Senior federal judge Thomas Thrash refused to issue the injunction. He ruled that the grants are “charitable donations” designed for African American women business owners who have suffered discrimination. The money provided to contest winners, the judge said, is “expressive conduct” protected under the First Amendment, the Associated Press reported.

But the victory was short-lived. The 11th U.S. Circuit Court of Appeals overruled Thrash 2-1.The appellate court ruled that the Fearless Fund contest is “racially exclusionary” and that the plaintiffs are likely to prevail in a trial. Fearless Fund said it will not be deterred. “We strongly disagree with the decision and remain resolute in our mission and commitment to address the unacceptable disparities that exist for Black women and other women of color in the venture capital space,” it said in a statement.

The attack on Fearless Fund contrasts sharply with several instances in which the Supreme Court has allowed businesses to discriminate simply by citing religious grounds. Those rulings, for example, allow companies to exclude birth-control from their health insurance plans; supported a baker who refused to make a wedding cake for a gay couple; supported a web designer who refused to create a web page promoting same-sex marriage, even though she had not been asked to do so; and granted a Christian school a right to fire a single teacher who became pregnant.

A sarcastic response could be that Fearless Fund and others in its situation should follow suit and cite as their reason something along the lines of: “It is our sincere belief that our religion requires us to help the less fortunate among us.” In fact, religion teaches just that.

It is difficult to separate the assault on Fearless Fund from the sustained assault against initiatives intended to uplift African Americans. They include the claim that slavery was a skills training program, as well as the sustained bullying campaign against diversity, equity and inclusion (DEI) programs in schools and colleges and environmental, social and governance policies (ESG) at corporations.

It is reasonable to ask why, instead of setting his sights on Fearless Fund’s very modest aid to African American businesswomen, Blum did not focus attention on why the 1,000 venture capital firms are owned and controlled mostly by European Americans and that the billions of dollars they have to invest go almost exclusively to European Americans.

Scholar and writer Carol Anderson’s 2016 book “White Rage: The Unspoken Truth of Our Racial Divide” offers an answer. The African American Studies professor at Emory University in Atlanta argues that problems besetting the country are caused not by “black rage” over the effects of institutional racism but by “white rage” which, she says, “is not about visible violence, but rather it works its way through the courts, the legislatures and a range of government bureaucracies. It wreaks havoc subtly, almost imperceptibly.”

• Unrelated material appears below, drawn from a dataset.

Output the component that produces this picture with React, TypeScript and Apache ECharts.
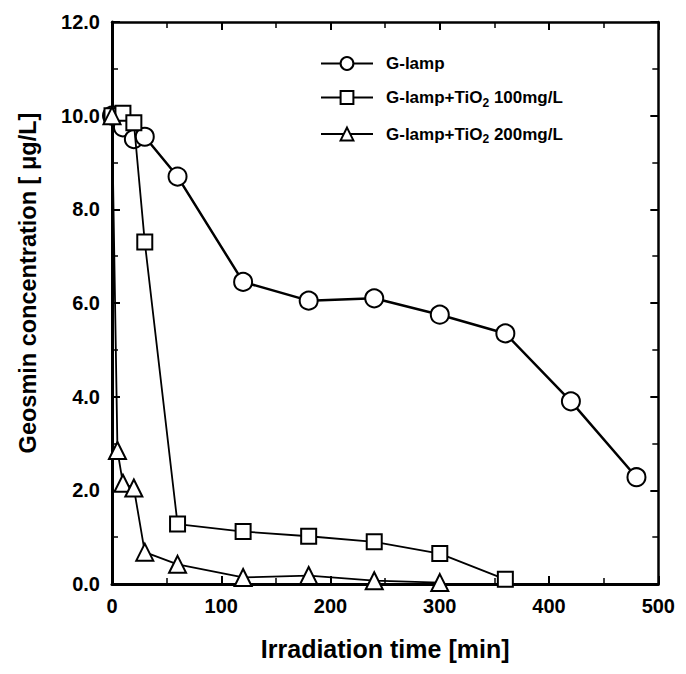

That “’white rage,” Anderson says, is triggered “by black advancement. It is not the mere presence of black people that is the problem; rather, it is blackness with ambition, with drive, with purpose, with aspirations, and with demands for full and equal citizenship. It is blackness that refuses to accept subjugation, to give up.”

According to Anderson, “A formidable array of policy assaults and legal contortions has consistently punished black resilience, black resolve. And all the while, white rage manages to maintain not only the upper hand but also, apparently, the moral high ground.”

However Blum and others of his ilk portray their efforts to stifle that “black advancement,” whether in college admissions or business investments, the goal is the same: to keep African Americans at the bottom of the socio-economic ladder. And the Supreme Court enables these good ole boys in suits.